V. 38. Pilatos não é capaz de entender esta doutrina espiritual de Cristo e, julgando tratar-se de um homem indefeso a dissertar sobre algum sistema filosófico, propõe-lhe frivolamente, em tom de ceticismo (1), a seguinte questão: O que é a verdade? E, sem esperar resposta, tornou a sair para ir ter com os judeus, e disse-lhes: Não encontro nele nenhuma causa (i.e. culpa, motivo de condenação). — Da atitude de Pilatos inferem alguns que ele seria iniciado na filosofia dos céticos, muito em voga naquele tempo; a doutrina deles, com efeito, funda-se na negação da verdade, ou ao menos em nossa capacidade de alcançá-la: ‘Só há de certo que nada há de certo, e que nada é mais miserável nem soberbo que o homem’ (Plínio, Hist. Nat., pr.; cf. II 5).

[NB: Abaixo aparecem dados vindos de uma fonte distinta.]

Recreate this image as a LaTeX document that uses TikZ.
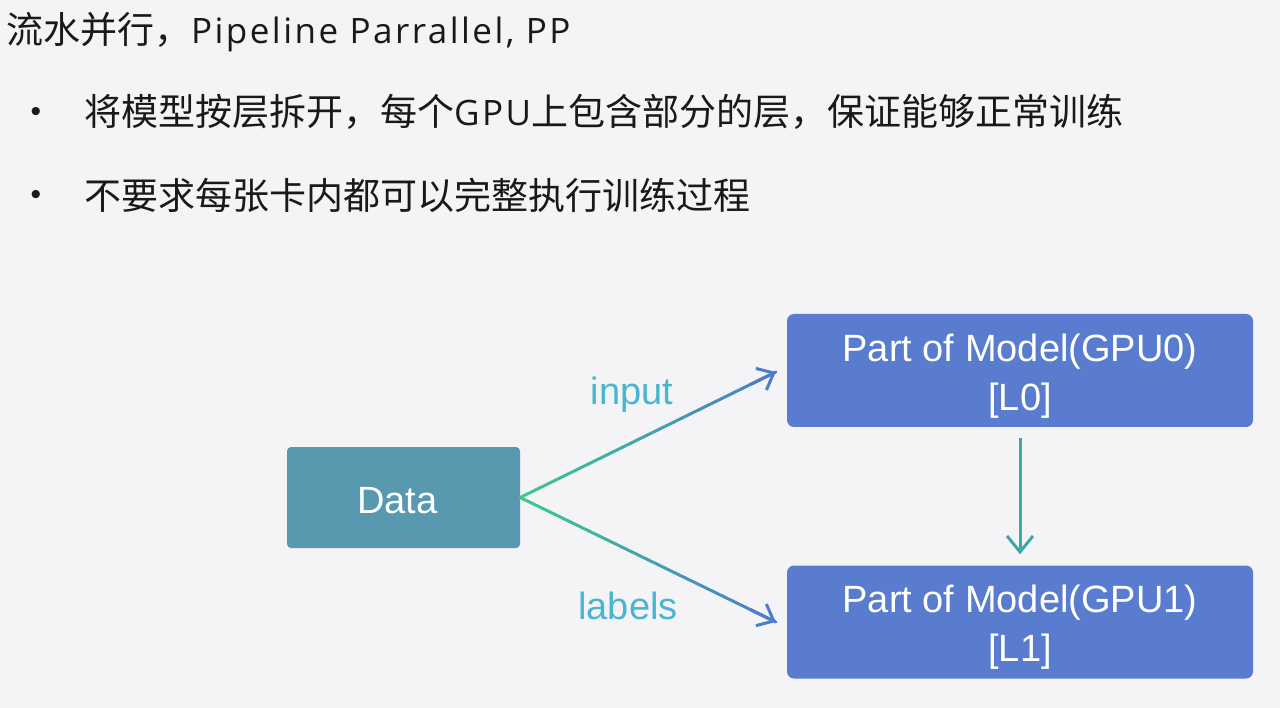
\documentclass[tikz,border=0pt]{standalone}
\usepackage{fontspec}
\usetikzlibrary{arrows.meta,calc}
\newfontfamily\cjkfont{Noto Sans CJK SC}
\newfontfamily\latinfont[LetterSpace=7]{Open Sans}
\newfontfamily\arialfont{Liberation Sans}
\definecolor{bgcol}{HTML}{F4F4F6}
\definecolor{datacol}{HTML}{5899B0}
\definecolor{gpucol}{HTML}{597CCE}
\definecolor{gstart}{HTML}{3DC98D}
\definecolor{gend}{HTML}{4A7ECC}
\definecolor{labelcol}{HTML}{48B6D0}
\definecolor{downcol}{HTML}{3BAAA5}
\newcommand{\lat}[1]{{\latinfont\fontsize{35}{44}\selectfont #1}}
\tikzset{
  cjktext/.style={anchor=west, inner sep=0pt, text=black!90,
    font=\cjkfont\fontsize{37}{44}\selectfont},
  bulletdot/.style={anchor=center, inner sep=0pt, text=black!90,
    font=\arialfont\fontsize{30}{34}\selectfont},
  gpubox/.style={fill=gpucol, rounded corners=7pt, minimum width=466pt,
    minimum height=113pt, inner sep=0pt, text=white, align=center,
    font=\arialfont\fontsize{38}{49}\selectfont},
  databox/.style={fill=datacol, rounded corners=4pt, minimum width=233pt,
    minimum height=101pt, inner sep=0pt, text=white,
    font=\arialfont\fontsize{38}{46}\selectfont},
  edgelabel/.style={inner sep=0pt, text=labelcol,
    font=\arialfont\fontsize{38}{46}\selectfont},
  headtip/.style={-{Straight Barb[length=14pt,width=24pt]}},
  downtip/.style={-{Straight Barb[length=16pt,width=26pt]}},
}
\begin{document}
\begin{tikzpicture}[x=1pt,y=-1pt]
  \fill[bgcol] (0,0) rectangle (1280,708);
  \useasboundingbox (0,0) rectangle (1280,708);

  % heading and bullet points
  \node[cjktext] (title) at (6,32) {流水并行，\lat{Pipeline Parrallel, PP}};
  \node[bulletdot] (dot1) at (36,115) {•};
  \node[cjktext] (item1) at (84,112) {将模型按层拆开，每个\lat{GPU}上包含部分的层，保证能够正常训练};
  \node[bulletdot] (dot2) at (36,198) {•};
  \node[cjktext] (item2) at (84,195) {不要求每张卡内都可以完整执行训练过程};

  % boxes
  \node[databox] (data) at (403.5,497.5) {\rule{0pt}{33pt}Data\hspace*{12pt}};
  \node[gpubox] (g0) at (1020,370.5) {\rule{0pt}{38pt}Part of Model(GPU0)\\{[L0]}};
  \node[gpubox] (g1) at (1020,622) {\rule{0pt}{38pt}Part of Model(GPU1)\\{[L1]}};

  % free ends of the two fan-out arrows
  \coordinate (t0) at ($(g0.west)+(-11,1.5)$);
  \coordinate (t1) at ($(g1.west)+(-11,0)$);

  % gradient fan-out arrows, drawn as short coloured pieces
  \foreach \tgt in {t0,t1}{
    \foreach \k in {0,...,29}{
      \pgfmathsetmacro\ta{\k/30}
      \pgfmathsetmacro\tb{(\k+1)/30}
      \pgfmathtruncatemacro\mix{100-100*\k/29}
      \draw[line width=3pt, line cap=round, draw=gstart!\mix!gend]
        ($(data.east)!\ta!(\tgt)$) -- ($(data.east)!\tb!(\tgt)$);
    }
    \draw[line width=3pt, draw=gend, headtip]
      ($(data.east)!0.9!(\tgt)$) -- (\tgt);
  }

  \node[edgelabel] (lin) at (632,395) {input};
  \node[edgelabel] (llab) at (628,606) {labels};

  % arrow between the two model parts
  \draw[line width=3pt, draw=downcol, downtip, shorten <=11pt, shorten >=11pt]
    (g0.south) -- (g1.north);
\end{tikzpicture}
\end{document}
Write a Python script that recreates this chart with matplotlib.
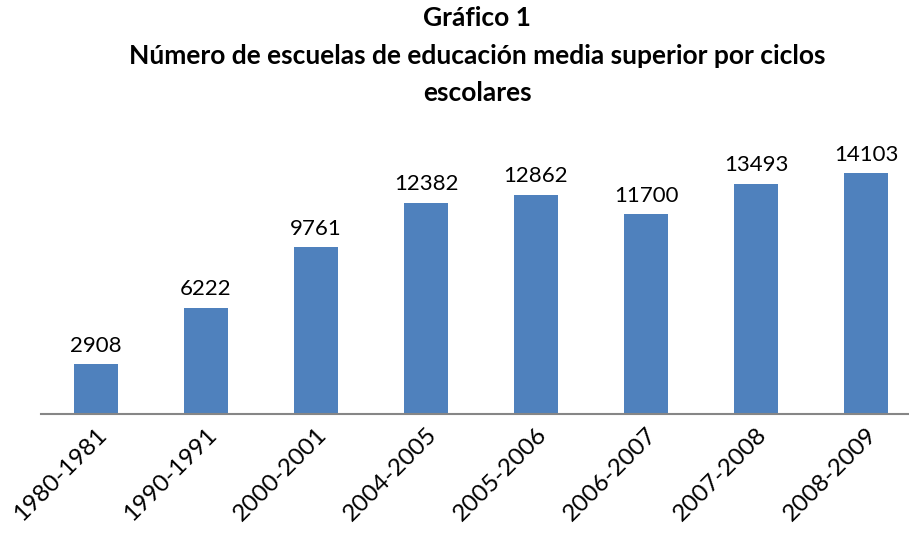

Dubium: Se o reino de Cristo é espiritual, parece que não lhe compete nenhum poder ou autoridade sobre as coisas humanas, i.e. sobre o propriamente temporal. No entanto, deve-se sustentar-se que, embora não tenha administrado temporalmente no mundo um reino terreno, Cristo homem tem sujeitas a seu poder judiciário todas as coisas, e isto por tríplice título: a) em razão da união hipostática, em virtude da qual a alma do Senhor, plena da verdade do Verbo, pode julgar todas as coisas; b) em razão do mérito de sua paixão e morte redentoras, em virtude do qual tem direito a reinar sobre os homens; c) e em razão da subordinação essencial dos meios ao fim, em virtude da qual ao mesmo Cristo, a quem cabe admitir ou proibir os homens de entrar na beatitude eterna, compete julgar também de tudo o que é meio conducente ao fim da bem-aventurança, i.e. de todas as realidades criadas a serviço do homem. Logo, Cristo é por direito, também na ordem temporal, verdadeiro rei, assim constituído pelo próprio Deus e, portanto, por direito de natureza ou a título de união hipostática; contudo, não quis um reino terreno quanto ao exercício nem à administração temporal; por isso, não administrou porque não quis valer-se de seu poder ou direito (cf. Santo Tomás de Aquino, STh III 59, 4c. e ad 1; E. Hugon, Doctrina theologica de Christo rege… Angelicum, IV-1, mar. 1927, p. 5).